-- begin Data shown --

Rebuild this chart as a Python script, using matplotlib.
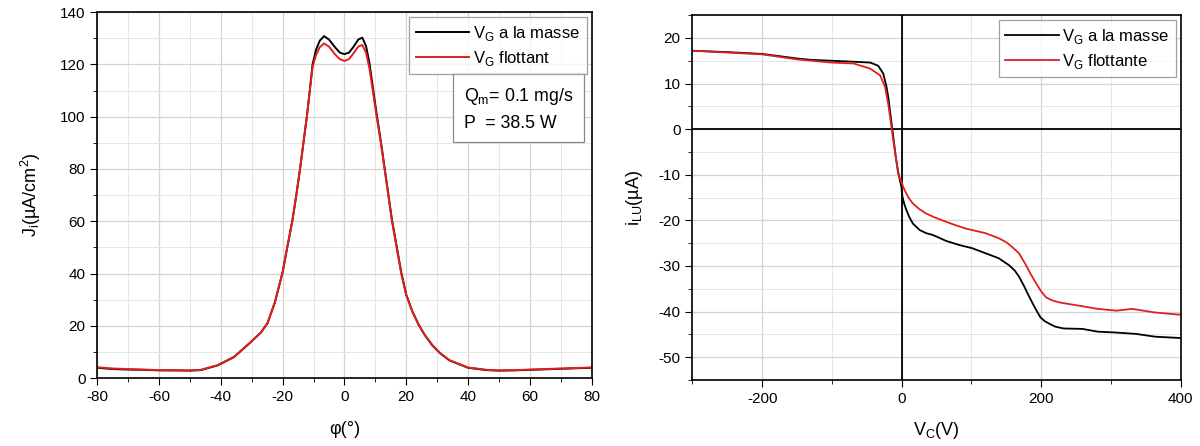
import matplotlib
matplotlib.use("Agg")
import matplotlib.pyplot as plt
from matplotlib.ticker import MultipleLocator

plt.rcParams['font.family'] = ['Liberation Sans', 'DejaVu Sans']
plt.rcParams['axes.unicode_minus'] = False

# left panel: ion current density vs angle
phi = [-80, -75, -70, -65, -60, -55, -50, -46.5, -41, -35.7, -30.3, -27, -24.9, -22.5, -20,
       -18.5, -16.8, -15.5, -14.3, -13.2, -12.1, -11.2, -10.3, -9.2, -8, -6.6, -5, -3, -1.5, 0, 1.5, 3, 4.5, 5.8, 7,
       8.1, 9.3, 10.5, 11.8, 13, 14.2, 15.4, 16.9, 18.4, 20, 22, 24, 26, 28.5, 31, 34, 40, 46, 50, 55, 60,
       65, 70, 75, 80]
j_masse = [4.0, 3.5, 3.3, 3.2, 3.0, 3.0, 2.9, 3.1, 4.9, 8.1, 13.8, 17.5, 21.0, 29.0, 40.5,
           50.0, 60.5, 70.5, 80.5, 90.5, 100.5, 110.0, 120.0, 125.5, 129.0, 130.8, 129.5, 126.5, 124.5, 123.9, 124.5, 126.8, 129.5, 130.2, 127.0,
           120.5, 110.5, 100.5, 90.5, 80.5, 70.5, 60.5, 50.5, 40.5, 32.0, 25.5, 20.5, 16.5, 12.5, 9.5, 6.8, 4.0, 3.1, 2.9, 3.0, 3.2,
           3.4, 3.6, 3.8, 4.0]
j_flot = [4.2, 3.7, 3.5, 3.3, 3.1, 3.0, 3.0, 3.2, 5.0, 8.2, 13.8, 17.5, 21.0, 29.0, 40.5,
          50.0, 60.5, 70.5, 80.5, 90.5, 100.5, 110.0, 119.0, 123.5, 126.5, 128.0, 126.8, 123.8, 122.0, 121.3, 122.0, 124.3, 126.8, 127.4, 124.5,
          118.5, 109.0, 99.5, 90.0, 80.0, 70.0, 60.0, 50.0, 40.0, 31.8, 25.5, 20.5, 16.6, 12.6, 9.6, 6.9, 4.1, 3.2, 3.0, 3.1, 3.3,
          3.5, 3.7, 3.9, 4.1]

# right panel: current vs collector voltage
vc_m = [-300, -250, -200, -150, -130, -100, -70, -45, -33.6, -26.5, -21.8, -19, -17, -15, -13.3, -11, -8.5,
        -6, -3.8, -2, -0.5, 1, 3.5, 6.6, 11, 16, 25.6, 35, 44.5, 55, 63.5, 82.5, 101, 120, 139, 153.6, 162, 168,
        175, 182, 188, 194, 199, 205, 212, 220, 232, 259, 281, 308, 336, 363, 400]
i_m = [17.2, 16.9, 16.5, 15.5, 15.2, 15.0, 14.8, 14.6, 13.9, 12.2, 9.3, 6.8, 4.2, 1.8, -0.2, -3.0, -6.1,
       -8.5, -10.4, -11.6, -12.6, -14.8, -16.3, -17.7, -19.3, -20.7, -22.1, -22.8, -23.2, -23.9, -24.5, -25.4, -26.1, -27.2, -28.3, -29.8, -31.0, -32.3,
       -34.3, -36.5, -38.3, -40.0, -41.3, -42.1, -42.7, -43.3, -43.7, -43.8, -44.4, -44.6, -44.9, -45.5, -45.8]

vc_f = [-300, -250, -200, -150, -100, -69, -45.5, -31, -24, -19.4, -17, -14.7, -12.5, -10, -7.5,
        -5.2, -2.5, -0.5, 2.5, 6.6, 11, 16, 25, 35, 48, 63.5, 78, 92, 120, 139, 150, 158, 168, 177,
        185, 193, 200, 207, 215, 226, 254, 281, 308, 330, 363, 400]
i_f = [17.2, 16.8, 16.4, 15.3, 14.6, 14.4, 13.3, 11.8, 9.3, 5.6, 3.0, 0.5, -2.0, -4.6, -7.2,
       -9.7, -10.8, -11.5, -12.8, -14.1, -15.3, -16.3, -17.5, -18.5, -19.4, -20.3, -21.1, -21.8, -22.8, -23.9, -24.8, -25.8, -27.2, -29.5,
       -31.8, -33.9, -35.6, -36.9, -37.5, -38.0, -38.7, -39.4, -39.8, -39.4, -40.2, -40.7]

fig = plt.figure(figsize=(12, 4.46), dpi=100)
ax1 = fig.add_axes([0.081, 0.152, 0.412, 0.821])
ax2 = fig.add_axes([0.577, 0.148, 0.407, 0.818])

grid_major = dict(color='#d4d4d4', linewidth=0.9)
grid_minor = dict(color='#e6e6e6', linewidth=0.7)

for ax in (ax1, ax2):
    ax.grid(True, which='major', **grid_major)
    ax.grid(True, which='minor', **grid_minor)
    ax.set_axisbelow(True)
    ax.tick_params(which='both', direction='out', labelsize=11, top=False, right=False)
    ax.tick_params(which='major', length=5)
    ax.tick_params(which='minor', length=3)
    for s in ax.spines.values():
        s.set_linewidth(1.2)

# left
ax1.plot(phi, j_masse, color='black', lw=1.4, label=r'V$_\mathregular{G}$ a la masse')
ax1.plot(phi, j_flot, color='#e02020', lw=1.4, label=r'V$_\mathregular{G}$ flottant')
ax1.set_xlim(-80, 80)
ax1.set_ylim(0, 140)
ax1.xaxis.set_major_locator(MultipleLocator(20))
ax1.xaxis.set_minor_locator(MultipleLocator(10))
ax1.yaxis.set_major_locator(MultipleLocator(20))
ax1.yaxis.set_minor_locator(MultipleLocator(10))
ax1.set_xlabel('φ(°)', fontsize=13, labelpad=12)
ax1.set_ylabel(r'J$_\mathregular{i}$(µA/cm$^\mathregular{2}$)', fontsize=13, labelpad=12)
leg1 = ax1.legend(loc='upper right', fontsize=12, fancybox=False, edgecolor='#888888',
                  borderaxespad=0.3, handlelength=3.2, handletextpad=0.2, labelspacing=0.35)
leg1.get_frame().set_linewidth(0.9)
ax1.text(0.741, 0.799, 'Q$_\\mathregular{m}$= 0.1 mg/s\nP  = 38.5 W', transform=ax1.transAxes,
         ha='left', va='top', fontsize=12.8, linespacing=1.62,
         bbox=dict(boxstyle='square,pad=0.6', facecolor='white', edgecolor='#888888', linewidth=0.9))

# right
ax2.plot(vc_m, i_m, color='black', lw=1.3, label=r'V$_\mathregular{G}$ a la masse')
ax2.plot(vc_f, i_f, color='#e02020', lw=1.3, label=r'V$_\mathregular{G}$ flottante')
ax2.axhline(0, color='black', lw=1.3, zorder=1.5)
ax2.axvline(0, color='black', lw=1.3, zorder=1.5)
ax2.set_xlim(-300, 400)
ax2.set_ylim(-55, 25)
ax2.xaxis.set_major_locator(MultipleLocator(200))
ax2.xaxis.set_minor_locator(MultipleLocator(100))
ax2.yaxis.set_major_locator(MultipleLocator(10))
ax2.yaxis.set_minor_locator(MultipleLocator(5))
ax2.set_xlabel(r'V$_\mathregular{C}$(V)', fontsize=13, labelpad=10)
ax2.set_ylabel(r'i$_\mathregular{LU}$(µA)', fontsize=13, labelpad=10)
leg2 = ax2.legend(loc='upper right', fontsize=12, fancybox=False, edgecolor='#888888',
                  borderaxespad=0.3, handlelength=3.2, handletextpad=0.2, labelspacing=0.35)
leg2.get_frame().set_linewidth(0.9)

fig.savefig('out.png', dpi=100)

-- end Data shown --

• [Requirement]: What count of lines in the listing contain the word "matplotlib"? Reply with the number only.

• [Task output]: 5